### Extracted records
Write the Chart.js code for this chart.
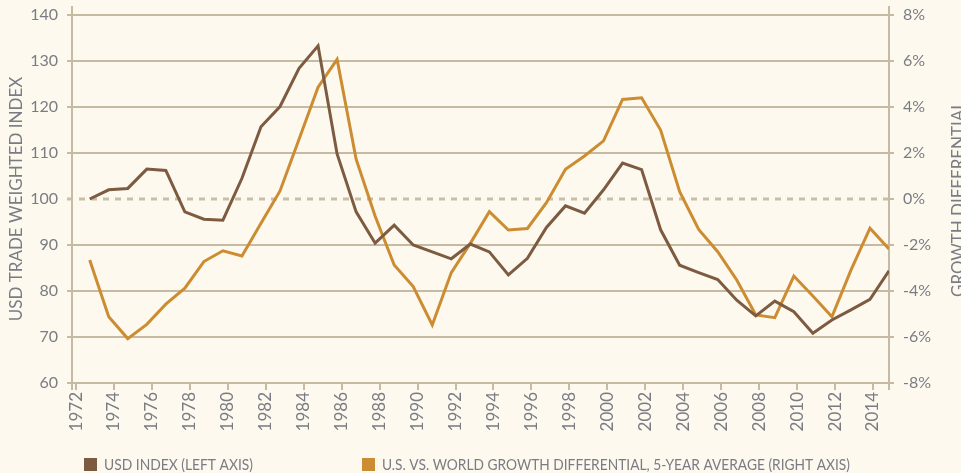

--

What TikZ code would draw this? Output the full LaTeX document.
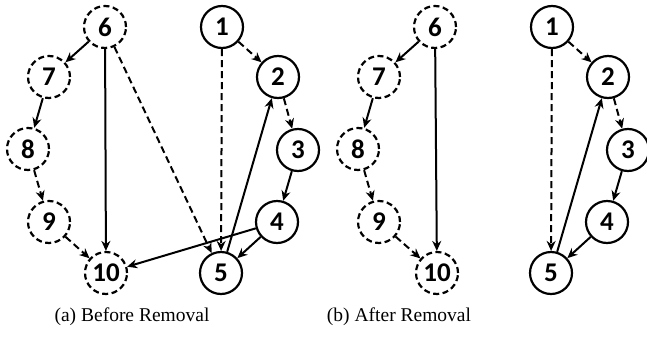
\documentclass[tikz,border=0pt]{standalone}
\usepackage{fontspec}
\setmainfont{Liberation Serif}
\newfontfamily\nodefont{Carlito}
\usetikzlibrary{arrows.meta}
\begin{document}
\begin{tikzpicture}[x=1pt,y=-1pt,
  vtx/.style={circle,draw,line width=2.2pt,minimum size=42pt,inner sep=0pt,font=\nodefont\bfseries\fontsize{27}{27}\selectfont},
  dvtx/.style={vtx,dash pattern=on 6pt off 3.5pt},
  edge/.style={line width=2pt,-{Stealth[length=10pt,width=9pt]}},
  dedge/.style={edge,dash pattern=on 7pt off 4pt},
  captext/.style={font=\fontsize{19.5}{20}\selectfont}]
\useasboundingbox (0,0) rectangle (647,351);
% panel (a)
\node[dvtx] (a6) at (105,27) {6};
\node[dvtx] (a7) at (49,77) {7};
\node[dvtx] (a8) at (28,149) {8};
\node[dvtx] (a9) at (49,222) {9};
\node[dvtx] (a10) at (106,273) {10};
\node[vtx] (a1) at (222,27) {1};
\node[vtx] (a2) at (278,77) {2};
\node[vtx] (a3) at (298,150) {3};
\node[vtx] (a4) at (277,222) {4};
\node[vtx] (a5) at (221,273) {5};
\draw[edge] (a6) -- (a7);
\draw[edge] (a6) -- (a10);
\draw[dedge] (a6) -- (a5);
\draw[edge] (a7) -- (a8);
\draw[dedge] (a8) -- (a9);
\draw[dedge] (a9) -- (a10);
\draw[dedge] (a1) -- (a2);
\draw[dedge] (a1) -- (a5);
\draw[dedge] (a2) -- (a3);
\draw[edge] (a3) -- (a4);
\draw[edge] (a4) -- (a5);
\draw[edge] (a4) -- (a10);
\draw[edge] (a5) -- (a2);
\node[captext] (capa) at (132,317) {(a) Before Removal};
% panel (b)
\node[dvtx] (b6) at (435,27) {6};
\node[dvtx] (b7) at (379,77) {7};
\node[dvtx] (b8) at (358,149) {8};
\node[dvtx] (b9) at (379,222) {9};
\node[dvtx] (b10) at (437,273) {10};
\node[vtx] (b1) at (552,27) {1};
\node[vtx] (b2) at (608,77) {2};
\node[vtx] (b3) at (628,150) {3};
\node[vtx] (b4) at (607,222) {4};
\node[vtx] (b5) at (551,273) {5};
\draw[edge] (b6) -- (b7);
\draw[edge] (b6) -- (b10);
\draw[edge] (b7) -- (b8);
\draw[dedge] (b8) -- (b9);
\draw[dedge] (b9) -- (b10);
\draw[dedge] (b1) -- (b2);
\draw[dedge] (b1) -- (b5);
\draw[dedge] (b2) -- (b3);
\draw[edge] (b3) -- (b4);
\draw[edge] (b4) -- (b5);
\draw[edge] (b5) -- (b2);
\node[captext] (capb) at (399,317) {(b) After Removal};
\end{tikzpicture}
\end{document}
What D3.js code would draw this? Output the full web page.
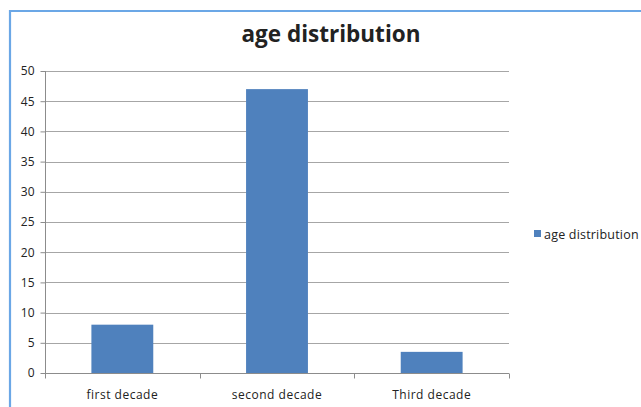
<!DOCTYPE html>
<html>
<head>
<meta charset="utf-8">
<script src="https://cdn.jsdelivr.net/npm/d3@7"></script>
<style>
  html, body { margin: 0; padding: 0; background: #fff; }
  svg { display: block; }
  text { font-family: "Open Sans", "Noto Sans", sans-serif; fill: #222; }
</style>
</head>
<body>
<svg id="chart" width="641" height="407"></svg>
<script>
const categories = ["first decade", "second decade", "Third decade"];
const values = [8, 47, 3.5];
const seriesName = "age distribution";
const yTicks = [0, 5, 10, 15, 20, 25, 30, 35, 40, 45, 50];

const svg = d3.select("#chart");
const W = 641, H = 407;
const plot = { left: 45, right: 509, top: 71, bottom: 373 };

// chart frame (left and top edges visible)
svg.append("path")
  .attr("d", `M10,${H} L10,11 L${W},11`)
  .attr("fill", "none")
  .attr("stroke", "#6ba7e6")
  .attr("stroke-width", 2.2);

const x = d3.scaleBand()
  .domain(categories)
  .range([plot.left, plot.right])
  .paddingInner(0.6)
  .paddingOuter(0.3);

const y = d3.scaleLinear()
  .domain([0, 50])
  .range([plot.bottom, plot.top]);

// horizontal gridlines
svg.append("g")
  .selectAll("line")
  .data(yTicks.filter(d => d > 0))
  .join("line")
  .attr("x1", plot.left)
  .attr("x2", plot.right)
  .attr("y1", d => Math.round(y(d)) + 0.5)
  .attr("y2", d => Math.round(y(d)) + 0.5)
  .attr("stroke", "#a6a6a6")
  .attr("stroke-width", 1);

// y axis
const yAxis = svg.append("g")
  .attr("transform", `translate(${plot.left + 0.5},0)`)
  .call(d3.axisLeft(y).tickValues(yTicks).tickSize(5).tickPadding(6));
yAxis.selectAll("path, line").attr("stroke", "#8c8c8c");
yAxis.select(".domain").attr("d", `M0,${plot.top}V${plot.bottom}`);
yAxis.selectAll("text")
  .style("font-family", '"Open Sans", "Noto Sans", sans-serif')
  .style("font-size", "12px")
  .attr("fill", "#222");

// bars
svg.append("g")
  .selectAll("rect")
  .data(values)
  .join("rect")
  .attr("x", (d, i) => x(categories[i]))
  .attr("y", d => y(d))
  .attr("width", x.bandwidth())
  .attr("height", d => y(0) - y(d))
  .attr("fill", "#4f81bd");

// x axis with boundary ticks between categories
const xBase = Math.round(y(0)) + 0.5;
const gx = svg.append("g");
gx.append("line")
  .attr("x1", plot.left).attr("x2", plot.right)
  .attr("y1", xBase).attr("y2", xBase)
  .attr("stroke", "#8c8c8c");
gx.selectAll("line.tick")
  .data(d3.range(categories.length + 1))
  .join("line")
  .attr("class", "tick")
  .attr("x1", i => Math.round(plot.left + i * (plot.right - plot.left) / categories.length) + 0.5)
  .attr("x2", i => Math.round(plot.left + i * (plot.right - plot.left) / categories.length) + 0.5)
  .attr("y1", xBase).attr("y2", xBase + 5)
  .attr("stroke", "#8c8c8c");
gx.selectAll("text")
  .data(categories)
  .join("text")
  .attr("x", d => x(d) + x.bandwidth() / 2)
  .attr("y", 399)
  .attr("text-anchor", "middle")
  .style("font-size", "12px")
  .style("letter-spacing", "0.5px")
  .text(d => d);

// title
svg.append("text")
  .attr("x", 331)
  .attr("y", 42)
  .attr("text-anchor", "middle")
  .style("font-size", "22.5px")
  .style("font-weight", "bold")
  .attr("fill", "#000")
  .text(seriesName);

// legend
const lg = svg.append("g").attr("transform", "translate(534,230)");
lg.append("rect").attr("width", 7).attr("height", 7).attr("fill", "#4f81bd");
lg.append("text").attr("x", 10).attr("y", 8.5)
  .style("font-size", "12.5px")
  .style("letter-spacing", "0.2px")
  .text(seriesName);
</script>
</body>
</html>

---

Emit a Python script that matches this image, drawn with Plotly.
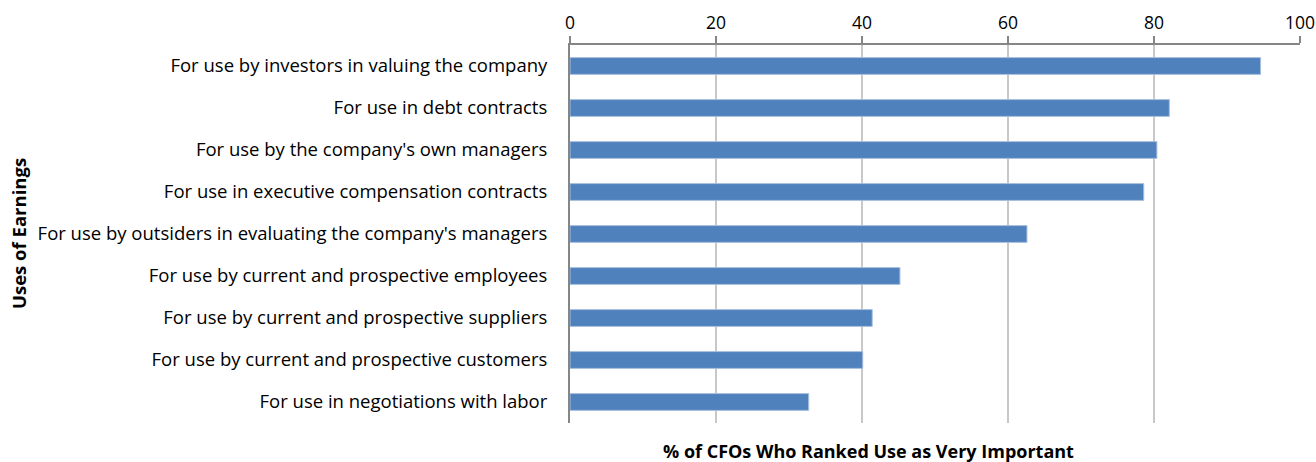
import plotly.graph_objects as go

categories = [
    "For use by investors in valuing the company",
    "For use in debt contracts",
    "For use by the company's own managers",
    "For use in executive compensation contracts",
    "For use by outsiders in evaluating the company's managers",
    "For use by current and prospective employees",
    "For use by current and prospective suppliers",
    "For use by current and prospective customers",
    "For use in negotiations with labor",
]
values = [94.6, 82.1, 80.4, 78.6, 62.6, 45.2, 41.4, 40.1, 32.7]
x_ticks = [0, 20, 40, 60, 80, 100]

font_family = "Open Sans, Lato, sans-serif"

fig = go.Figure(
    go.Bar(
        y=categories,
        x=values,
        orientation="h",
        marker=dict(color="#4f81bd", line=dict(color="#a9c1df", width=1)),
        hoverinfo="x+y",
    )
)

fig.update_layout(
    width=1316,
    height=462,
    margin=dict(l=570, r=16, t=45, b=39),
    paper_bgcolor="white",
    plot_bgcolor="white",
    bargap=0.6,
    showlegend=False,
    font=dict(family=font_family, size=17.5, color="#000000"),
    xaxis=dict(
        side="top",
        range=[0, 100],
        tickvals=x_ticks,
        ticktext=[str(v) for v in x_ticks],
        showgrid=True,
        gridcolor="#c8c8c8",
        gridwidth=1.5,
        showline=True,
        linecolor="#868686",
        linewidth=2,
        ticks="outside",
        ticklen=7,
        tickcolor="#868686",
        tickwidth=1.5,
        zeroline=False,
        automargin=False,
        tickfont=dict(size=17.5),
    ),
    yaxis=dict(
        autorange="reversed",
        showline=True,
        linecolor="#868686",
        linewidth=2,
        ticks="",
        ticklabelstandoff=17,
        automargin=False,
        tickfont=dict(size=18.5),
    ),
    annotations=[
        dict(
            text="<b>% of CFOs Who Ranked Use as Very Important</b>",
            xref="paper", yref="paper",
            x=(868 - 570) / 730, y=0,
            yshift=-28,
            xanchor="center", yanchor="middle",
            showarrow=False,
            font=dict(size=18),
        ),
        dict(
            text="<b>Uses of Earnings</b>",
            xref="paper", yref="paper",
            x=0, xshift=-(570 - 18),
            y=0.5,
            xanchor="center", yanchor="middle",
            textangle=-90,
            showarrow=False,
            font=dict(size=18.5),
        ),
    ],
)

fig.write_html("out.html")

### To do
Lines that include the word "script" are to be extracted from the data above.

### Reply to the task
<script src="https://cdn.jsdelivr.net/npm/d3@7"></script>
<script>
</script>
Emit a Python script that matches this image, drawn with Plotly.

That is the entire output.